The durable fix is to stop treating per-request identity as ambient the moment work becomes async. Capture it as explicit data at the one point where it is unambiguous — the request boundary, on the loop — and thread it into the task as a value: a governance snapshot the task carries, not a contextvar it hopes to read. Ambient context is a convenience for a single synchronous call stack. An async task is a new stack, a new thread, and a later turn. Give it its papers.

Contextvars are a caching layer for identity, and an async task is a cache invalidation you didn’t know you triggered. When the work outlives the stack, pass the data.

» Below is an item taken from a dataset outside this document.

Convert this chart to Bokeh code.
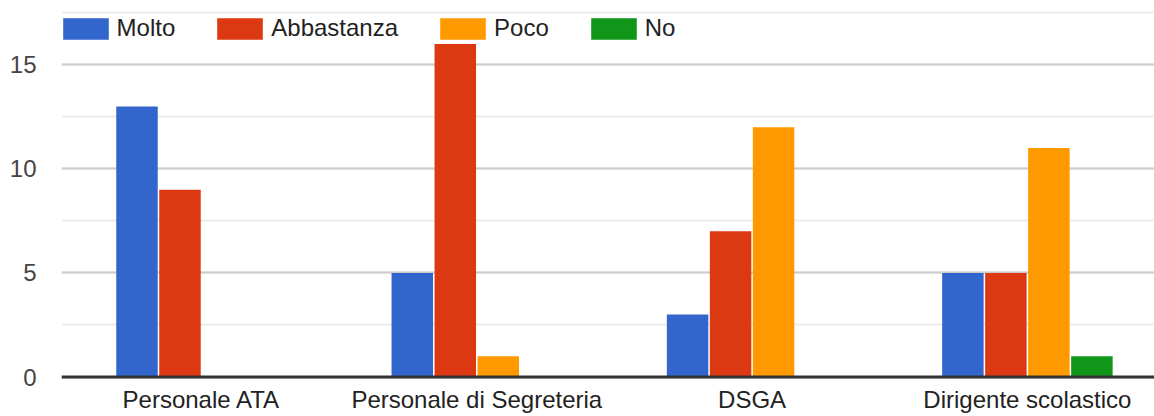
from bokeh.plotting import figure
from bokeh.models import (ColumnDataSource, Range1d, FixedTicker, SingleIntervalTicker,
                          Span, Legend, LegendItem)
from bokeh.transform import dodge
from bokeh.embed import file_html
from bokeh.resources import INLINE

categories = ["Personale ATA", "Personale di Segreteria", "DSGA", "Dirigente scolastico"]
series = ["Molto", "Abbastanza", "Poco", "No"]
molto = [13, 5, 3, 5]
abbastanza = [9, 16, 7, 5]
poco = [0, 1, 12, 11]
no = [0, 0, 0, 1]
colors = ["#3366cc", "#dc3912", "#ff9900", "#109618"]

FONT = "Liberation Sans"
idx = list(range(len(categories)))
source = ColumnDataSource(dict(x=idx, Molto=molto, Abbastanza=abbastanza, Poco=poco, No=no))

p = figure(width=1154, height=416, output_backend="svg", toolbar_location=None,
           x_range=Range1d(-0.5085, 3.4617), y_range=Range1d(-0.12, 18.09),
           min_border_left=61, min_border_right=0, min_border_top=0, min_border_bottom=37)
p.outline_line_color = None
p.background_fill_color = "white"

step = 0.1562
width = 0.1507
offsets = [-1.5 * step, -0.5 * step, 0.5 * step, 1.5 * step]
renderers = []
for s, c, off in zip(series, colors, offsets):
    r = p.vbar(x=dodge("x", off), top=s, width=width, bottom=0, source=source,
               fill_color=c, line_color=None)
    renderers.append(r)

p.add_layout(Span(location=0, dimension="width", line_color="#333333", line_width=3))

for ax in (p.xaxis, p.yaxis):
    ax.axis_line_color = None
    ax.major_tick_line_color = None
    ax.minor_tick_line_color = None
    ax.major_tick_out = 0
    ax.major_tick_in = 0
    ax.minor_tick_out = 0
    ax.minor_tick_in = 0
    ax.axis_label_standoff = 0
    ax.major_label_text_font = FONT
    ax.major_label_text_font_size = "24px"

p.xaxis.ticker = FixedTicker(ticks=idx)
p.xaxis.major_label_overrides = {i: c for i, c in enumerate(categories)}
p.xaxis.major_label_text_color = "#222222"
p.xaxis.major_label_standoff = 6
p.xgrid.visible = False

yt = SingleIntervalTicker(interval=5, num_minor_ticks=2)
p.yaxis.ticker = yt
p.ygrid.ticker = yt
p.yaxis.major_label_text_color = "#444444"
p.yaxis.major_label_standoff = 25
p.ygrid.grid_line_color = "#cccccc"
p.ygrid.grid_line_width = 2
p.ygrid.minor_grid_line_color = "#ebebeb"
p.ygrid.minor_grid_line_width = 2

legend = Legend(items=[LegendItem(label=s, renderers=[r]) for s, r in zip(series, renderers)],
                orientation="horizontal", location=(-4.4, 337), padding=0, margin=0,
                spacing=36, glyph_width=57, glyph_height=27, label_standoff=3,
                label_text_font=FONT, label_text_font_size="24px", label_text_color="#222222",
                border_line_color=None, background_fill_alpha=0)
p.add_layout(legend, "center")

open("out.html", "w").write(file_html(p, INLINE))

Three questions for your next architecture review

Find every thread-pool hop on your invoke path, and sort them: to_thread lets the worker read your context and contains its binds; raw run_in_executor does neither — the worker reads nothing, and what it binds squats in a reused thread for the next request to inherit. For each hop: what does governance code inside it read, what does it bind that something downstream expects to see, and which request gets that bind instead?
When a task is minted in your stack, is its owner an explicit field captured at the request boundary — or a value someone reads from context at creation time and assumes was there? Could you tell the difference in production, given that both look like a passing check?
What does your policy engine do with an empty principal? If the answer is anything but a hard deny with a loud log, then every context hole in your stack is a fail-open — and you’ve just read about one that ships in July.

The check that fails is a bug. The check that runs against nothing is an architecture. Async didn’t break your governance — it revealed that your governance was a variable you hoped would still be there. It won’t be. Pass the data.

Disclosure: I build MCP Hangar in this space — an MIT-licensed governance layer that sits on the MCP call path, which is exactly where the identity in this post has to be captured before it can be threaded anywhere. The entire project is at github.com/mcp-hangar/mcp-hangar. I’m not pitching it here — but it shapes what I notice, and you should know that.